(Raw data):

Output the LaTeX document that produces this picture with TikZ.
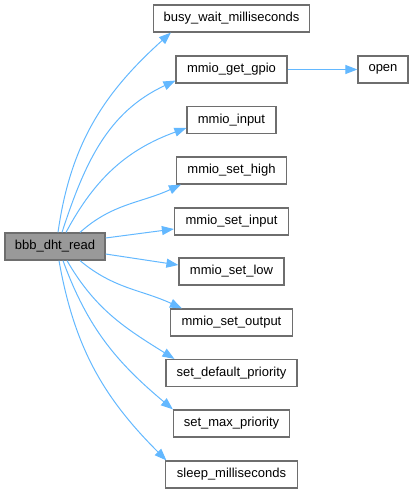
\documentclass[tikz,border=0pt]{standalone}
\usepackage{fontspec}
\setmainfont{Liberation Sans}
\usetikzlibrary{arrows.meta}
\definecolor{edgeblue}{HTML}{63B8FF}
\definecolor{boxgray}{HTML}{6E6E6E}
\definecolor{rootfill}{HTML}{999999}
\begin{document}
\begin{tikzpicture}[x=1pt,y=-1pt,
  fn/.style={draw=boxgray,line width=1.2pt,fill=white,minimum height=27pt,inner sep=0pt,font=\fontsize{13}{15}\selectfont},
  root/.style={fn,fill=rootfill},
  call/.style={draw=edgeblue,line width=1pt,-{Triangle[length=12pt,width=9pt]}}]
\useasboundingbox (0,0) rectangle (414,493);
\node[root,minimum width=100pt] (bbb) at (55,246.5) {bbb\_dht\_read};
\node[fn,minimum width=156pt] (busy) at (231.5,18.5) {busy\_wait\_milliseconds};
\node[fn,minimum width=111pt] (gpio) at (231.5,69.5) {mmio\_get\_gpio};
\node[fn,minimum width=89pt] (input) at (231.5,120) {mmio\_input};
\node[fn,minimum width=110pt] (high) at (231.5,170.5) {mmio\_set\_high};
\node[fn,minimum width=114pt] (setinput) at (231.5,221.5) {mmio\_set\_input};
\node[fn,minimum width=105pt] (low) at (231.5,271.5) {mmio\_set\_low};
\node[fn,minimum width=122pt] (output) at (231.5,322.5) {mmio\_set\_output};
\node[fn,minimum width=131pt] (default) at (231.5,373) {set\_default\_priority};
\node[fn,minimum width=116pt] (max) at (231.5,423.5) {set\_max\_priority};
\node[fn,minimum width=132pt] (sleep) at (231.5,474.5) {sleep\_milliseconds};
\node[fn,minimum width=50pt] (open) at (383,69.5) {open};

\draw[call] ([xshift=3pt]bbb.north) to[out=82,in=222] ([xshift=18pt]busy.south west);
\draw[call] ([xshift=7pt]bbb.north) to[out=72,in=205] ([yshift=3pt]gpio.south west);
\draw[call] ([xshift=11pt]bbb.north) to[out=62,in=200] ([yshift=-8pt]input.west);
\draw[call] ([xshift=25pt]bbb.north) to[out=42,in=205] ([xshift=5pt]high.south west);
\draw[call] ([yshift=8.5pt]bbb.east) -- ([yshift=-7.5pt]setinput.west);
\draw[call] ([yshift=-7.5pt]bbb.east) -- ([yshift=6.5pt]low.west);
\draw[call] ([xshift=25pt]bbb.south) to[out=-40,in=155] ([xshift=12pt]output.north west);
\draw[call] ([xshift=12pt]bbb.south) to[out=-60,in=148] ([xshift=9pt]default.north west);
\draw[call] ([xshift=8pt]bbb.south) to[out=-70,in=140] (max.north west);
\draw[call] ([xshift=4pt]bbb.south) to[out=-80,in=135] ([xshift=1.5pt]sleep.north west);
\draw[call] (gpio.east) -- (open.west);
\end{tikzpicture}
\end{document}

(Instructions for the task):
Repeat the lines exactly as they stand, from the opening line of the data through the line with "width=50pt] (open) at". Pictures stay out of the copy.

(Finished task):
Output the LaTeX document that produces this picture with TikZ.
\documentclass[tikz,border=0pt]{standalone}
\usepackage{fontspec}
\setmainfont{Liberation Sans}
\usetikzlibrary{arrows.meta}
\definecolor{edgeblue}{HTML}{63B8FF}
\definecolor{boxgray}{HTML}{6E6E6E}
\definecolor{rootfill}{HTML}{999999}
\begin{document}
\begin{tikzpicture}[x=1pt,y=-1pt,
  fn/.style={draw=boxgray,line width=1.2pt,fill=white,minimum height=27pt,inner sep=0pt,font=\fontsize{13}{15}\selectfont},
  root/.style={fn,fill=rootfill},
  call/.style={draw=edgeblue,line width=1pt,-{Triangle[length=12pt,width=9pt]}}]
\useasboundingbox (0,0) rectangle (414,493);
\node[root,minimum width=100pt] (bbb) at (55,246.5) {bbb\_dht\_read};
\node[fn,minimum width=156pt] (busy) at (231.5,18.5) {busy\_wait\_milliseconds};
\node[fn,minimum width=111pt] (gpio) at (231.5,69.5) {mmio\_get\_gpio};
\node[fn,minimum width=89pt] (input) at (231.5,120) {mmio\_input};
\node[fn,minimum width=110pt] (high) at (231.5,170.5) {mmio\_set\_high};
\node[fn,minimum width=114pt] (setinput) at (231.5,221.5) {mmio\_set\_input};
\node[fn,minimum width=105pt] (low) at (231.5,271.5) {mmio\_set\_low};
\node[fn,minimum width=122pt] (output) at (231.5,322.5) {mmio\_set\_output};
\node[fn,minimum width=131pt] (default) at (231.5,373) {set\_default\_priority};
\node[fn,minimum width=116pt] (max) at (231.5,423.5) {set\_max\_priority};
\node[fn,minimum width=132pt] (sleep) at (231.5,474.5) {sleep\_milliseconds};
\node[fn,minimum width=50pt] (open) at (383,69.5) {open};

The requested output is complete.